The Power Problem: Part of a series of views on lessons learned in the exercise of American power in the decade since 9/11.
Director, Belfer Center for Science and International Affairs
The 10th anniversary of the September 11 attacks that killed 3,000 people, innocents from more than 90 countries, is an appropriate occasion to reflect on an unhappy truth: Al Qaeda has been, and remains, at war with civilized peoples everywhere in the world. As Americans reflect on that fateful day, we should be clear that 9/11 is “not just about us.”
By any metric, 9/11 was the most catastrophic attack in Al Qaeda’s two-decades history. It was not its first, however, nor its last. Since 1992—when Al Qaeda targeted American troops in Aden, Yemen in a hotel bombing that ended up killing 2 Australians—Al Qaeda has killed 5,000 people worldwide. A chart published by the Economist in May provides a summary of Al Qaeda attacks and casualties that span four continents.
Since 9/11, they have expanded their deadly footprint. As the map below illustrates, Al Qaeda, its affiliates, and its acolytes have murdered hundreds more people with successful attacks in Europe, Bali, India, and most recently Russia.

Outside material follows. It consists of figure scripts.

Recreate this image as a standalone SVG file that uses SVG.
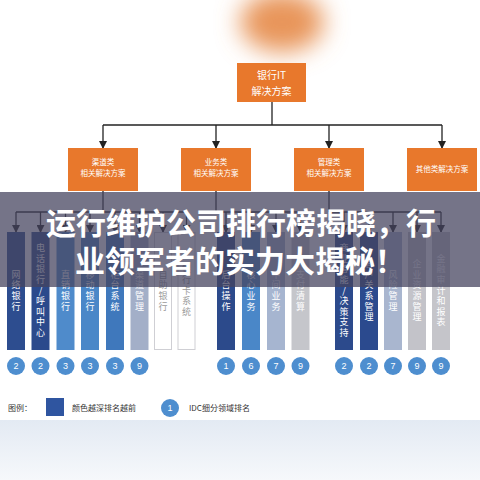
<svg xmlns="http://www.w3.org/2000/svg" width="480" height="480" viewBox="0 0 480 480">
<defs>
<filter id="blur" x="-50%" y="-50%" width="200%" height="200%"><feGaussianBlur stdDeviation="12"/></filter>
<linearGradient id="bottom" x1="0" y1="0" x2="0" y2="1"><stop offset="0" stop-color="#E3EAF3"/><stop offset="1" stop-color="#F6F8FB"/></linearGradient>
<marker id="arr" markerWidth="8" markerHeight="8" refX="7" refY="4" orient="auto" markerUnits="userSpaceOnUse"><path d="M0,0 L8,4 L0,8 Z" fill="#222"/></marker>
</defs>
<style>
.box{fill:#E8782C}
.bt{font-family:"Noto Sans CJK SC","Liberation Sans",sans-serif;fill:#fff;text-anchor:middle}
.ln{stroke:#222;stroke-width:1.3;fill:none}
.ar{stroke:#222;stroke-width:1.3;fill:none;marker-end:url(#arr)}
.ct{font-family:"Noto Sans CJK SC",sans-serif;font-size:9px;letter-spacing:1.6px;text-anchor:middle;writing-mode:vertical-rl;text-orientation:upright;fill:#fff}
.cg{fill:#9A9A9A}
.num{fill:#4E8ECF}
.nt{font-family:"Liberation Sans",sans-serif;font-size:9px;fill:#fff;text-anchor:middle}
.lg{font-family:"Noto Sans CJK SC",sans-serif;font-size:8px;fill:#333}
.ban{font-family:"Noto Sans CJK SC",sans-serif;font-weight:700;font-size:30px;fill:#fff;text-anchor:middle}
</style>
<rect width="480" height="480" fill="#FFFFFF"/>
<rect x="0" y="420" width="480" height="60" fill="url(#bottom)"/>
<ellipse cx="282" cy="22" rx="42" ry="30" fill="#E8955A" filter="url(#blur)"/>

<g id="connectors">
<line class="ln" x1="272" y1="102" x2="272" y2="125"/>
<line class="ln" x1="103" y1="125" x2="442" y2="125"/>
<line class="ar" x1="103" y1="125" x2="103" y2="148"/>
<line class="ar" x1="216" y1="125" x2="216" y2="148"/>
<line class="ar" x1="329" y1="125" x2="329" y2="148"/>
<line class="ar" x1="442" y1="125" x2="442" y2="148"/>
<line class="ln" x1="103" y1="190" x2="103" y2="212"/>
<line class="ln" x1="16" y1="212" x2="186.5" y2="212"/>
<line class="ar" x1="16" y1="212" x2="16" y2="232"/>
<line class="ar" x1="40.5" y1="212" x2="40.5" y2="232"/>
<line class="ar" x1="65.5" y1="212" x2="65.5" y2="232"/>
<line class="ar" x1="90" y1="212" x2="90" y2="232"/>
<line class="ar" x1="115" y1="212" x2="115" y2="232"/>
<line class="ar" x1="139.5" y1="212" x2="139.5" y2="232"/>
<line class="ar" x1="163" y1="212" x2="163" y2="232"/>
<line class="ar" x1="186.5" y1="212" x2="186.5" y2="232"/>
<line class="ln" x1="216" y1="190" x2="216" y2="212"/>
<line class="ln" x1="216" y1="212" x2="300.5" y2="212"/>
<line class="ar" x1="226" y1="212" x2="226" y2="232"/>
<line class="ar" x1="251" y1="212" x2="251" y2="232"/>
<line class="ar" x1="276" y1="212" x2="276" y2="232"/>
<line class="ar" x1="300.5" y1="212" x2="300.5" y2="232"/>
<line class="ln" x1="329" y1="190" x2="329" y2="212"/>
<line class="ln" x1="329" y1="212" x2="441" y2="212"/>
<line class="ar" x1="344" y1="212" x2="344" y2="232"/>
<line class="ar" x1="369" y1="212" x2="369" y2="232"/>
<line class="ar" x1="393" y1="212" x2="393" y2="232"/>
<line class="ar" x1="417" y1="212" x2="417" y2="232"/>
<line class="ar" x1="441" y1="212" x2="441" y2="232"/>
</g>

<g id="root"><rect class="box" x="237" y="63" width="69" height="39"/><text class="bt" x="271.5" y="79" font-size="10">银行IT</text><text class="bt" x="271.5" y="95" font-size="10">解决方案</text></g>
<g id="cat1"><rect class="box" x="68" y="148" width="70" height="43"/><text class="bt" x="103" y="165" font-size="7.5">渠道类</text><text class="bt" x="103" y="176" font-size="7.5">相关解决方案</text></g>
<g id="cat2"><rect class="box" x="181" y="148" width="70" height="43"/><text class="bt" x="216" y="165" font-size="7.5">业务类</text><text class="bt" x="216" y="176" font-size="7.5">相关解决方案</text></g>
<g id="cat3"><rect class="box" x="294" y="148" width="70" height="43"/><text class="bt" x="329" y="165" font-size="7.5">管理类</text><text class="bt" x="329" y="176" font-size="7.5">相关解决方案</text></g>
<g id="cat4"><rect class="box" x="407" y="148" width="70" height="43"/><text class="bt" x="442" y="172" font-size="7.5">其他类解决方案</text></g>

<g id="c1"><rect x="7" y="232" width="18" height="118" fill="#2D4D8F"/><text class="ct" x="16" y="291">网络银行</text><circle class="num" cx="16" cy="366" r="9"/><text class="nt" x="16" y="369">2</text></g>
<g id="c2"><rect x="31.5" y="232" width="18" height="118" fill="#2B4A8C"/><text class="ct" x="40.5" y="291">电话银行/呼叫中心</text><circle class="num" cx="40.5" cy="366" r="9"/><text class="nt" x="40.5" y="369">2</text></g>
<g id="c3"><rect x="56.5" y="232" width="18" height="118" fill="#4F8BCB"/><text class="ct" x="65.5" y="291">直销银行</text><circle class="num" cx="65.5" cy="366" r="9"/><text class="nt" x="65.5" y="369">3</text></g>
<g id="c4"><rect x="81" y="232" width="18" height="118" fill="#4A87C8"/><text class="ct" x="90" y="291">移动银行</text><circle class="num" cx="90" cy="366" r="9"/><text class="nt" x="90" y="369">3</text></g>
<g id="c5"><rect x="106" y="232" width="18" height="118" fill="#3F78BC"/><text class="ct" x="115" y="291">柜台系统</text><circle class="num" cx="115" cy="366" r="9"/><text class="nt" x="115" y="369">3</text></g>
<g id="c6"><rect x="130.5" y="232" width="18" height="118" fill="#A3AFC8"/><text class="ct" x="139.5" y="291">渠道管理</text><circle class="num" cx="139.5" cy="366" r="9"/><text class="nt" x="139.5" y="369">9</text></g>
<g id="c7"><rect x="154.5" y="232.5" width="17" height="117" fill="#FFFFFF" stroke="#CFCFD4"/><text class="ct cg" x="163" y="291">自助银行</text></g>
<g id="c8"><rect x="178" y="232.5" width="17" height="117" fill="#FFFFFF" stroke="#CFCFD4"/><text class="ct cg" x="186.5" y="291">银行卡系统</text></g>
<g id="c9"><rect x="217" y="232" width="18" height="118" fill="#2C4A8B"/><text class="ct" x="226" y="291">后台操作</text><circle class="num" cx="226" cy="366" r="9"/><text class="nt" x="226" y="369">1</text></g>
<g id="c10"><rect x="242" y="232" width="18" height="118" fill="#4A87C8"/><text class="ct" x="251" y="291">核心业务</text><circle class="num" cx="251" cy="366" r="9"/><text class="nt" x="251" y="369">6</text></g>
<g id="c11"><rect x="267" y="232" width="18" height="118" fill="#A6B5D0"/><text class="ct" x="276" y="291">中间业务</text><circle class="num" cx="276" cy="366" r="9"/><text class="nt" x="276" y="369">7</text></g>
<g id="c12"><rect x="291.5" y="232" width="18" height="118" fill="#C5C6CB"/><text class="ct" x="300.5" y="291">支付清算</text><circle class="num" cx="300.5" cy="366" r="9"/><text class="nt" x="300.5" y="369">9</text></g>
<g id="c13"><rect x="335" y="232" width="18" height="118" fill="#2C4A8C"/><text class="ct" x="344" y="291">商业智能/决策支持</text><circle class="num" cx="344" cy="366" r="9"/><text class="nt" x="344" y="369">2</text></g>
<g id="c14"><rect x="360" y="232" width="18" height="118" fill="#2B4A8E"/><text class="ct" x="369" y="291">客户关系管理</text><circle class="num" cx="369" cy="366" r="9"/><text class="nt" x="369" y="369">2</text></g>
<g id="c15"><rect x="384" y="232" width="18" height="118" fill="#A9B6CF"/><text class="ct" x="393" y="291">风险管理</text><circle class="num" cx="393" cy="366" r="9"/><text class="nt" x="393" y="369">7</text></g>
<g id="c16"><rect x="408" y="232" width="18" height="118" fill="#C3C3C9"/><text class="ct" x="417" y="291">企业资源管理</text><circle class="num" cx="417" cy="366" r="9"/><text class="nt" x="417" y="369">9</text></g>
<g id="c17"><rect x="432" y="232" width="18" height="118" fill="#C5C5CA"/><text class="ct" x="441" y="291">金融审计和报表</text><circle class="num" cx="441" cy="366" r="9"/><text class="nt" x="441" y="369">9</text></g>

<g id="legend">
<text class="lg" x="8" y="411">图例：</text>
<rect x="46" y="398" width="18" height="18" fill="#2F55A0"/>
<text class="lg" x="72" y="411">颜色越深排名越前</text>
<circle class="num" cx="170" cy="408" r="9"/><text class="nt" x="170" y="411" font-size="7">1</text>
<text class="lg" x="189" y="411">IDC细分领域排名</text>
</g>

<g id="banner">
<rect x="0" y="192" width="480" height="95" fill="#45435F" fill-opacity="0.74"/>
<text class="ban" x="241" y="234">运行维护公司排行榜揭晓，行</text>
<text class="ban" x="240" y="272">业领军者的实力大揭秘！</text>
</g>
</svg>
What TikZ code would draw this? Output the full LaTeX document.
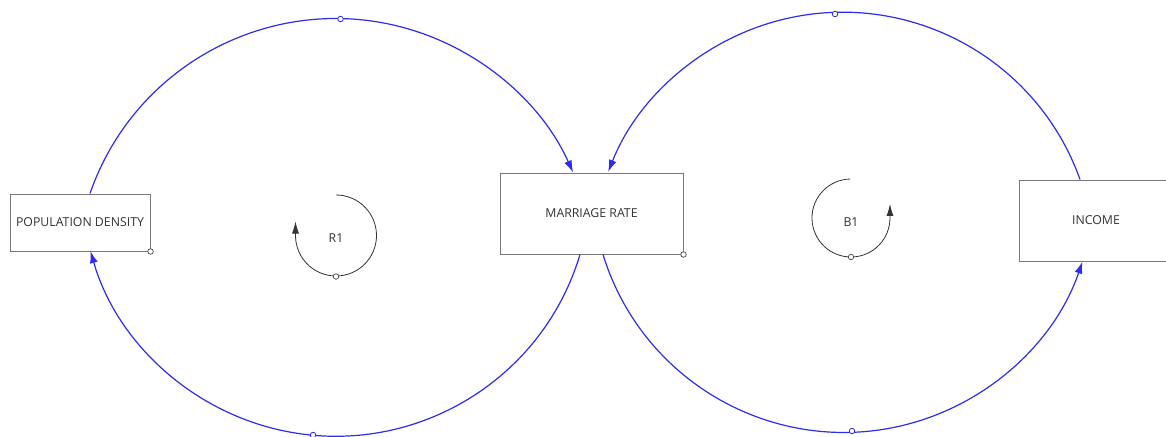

They have tried repeatedly to strike the American homeland, including a plot to bomb the New York City subway in 2009 that was intercepted by law enforcement officials just days before the attack and the 2010 attempt by an American citizen to bomb Times Square. Had these efforts been successful, hundreds of people—Americans and, undoubtedly, visitors from around the world—would have died.
When 19 hijackers turned passenger planes into piloted cruise missiles and crashed them into the World Trade Center and Pentagon that Tuesday morning 10 years ago, Al Qaeda not only committed an act of war against the United States. It demonstrated that it is at war with the world. Its attacks were not just against Americans. They were, as Kofi Annan, then-Secretary General of the United Nations, observed, “an attack on humanity itself.”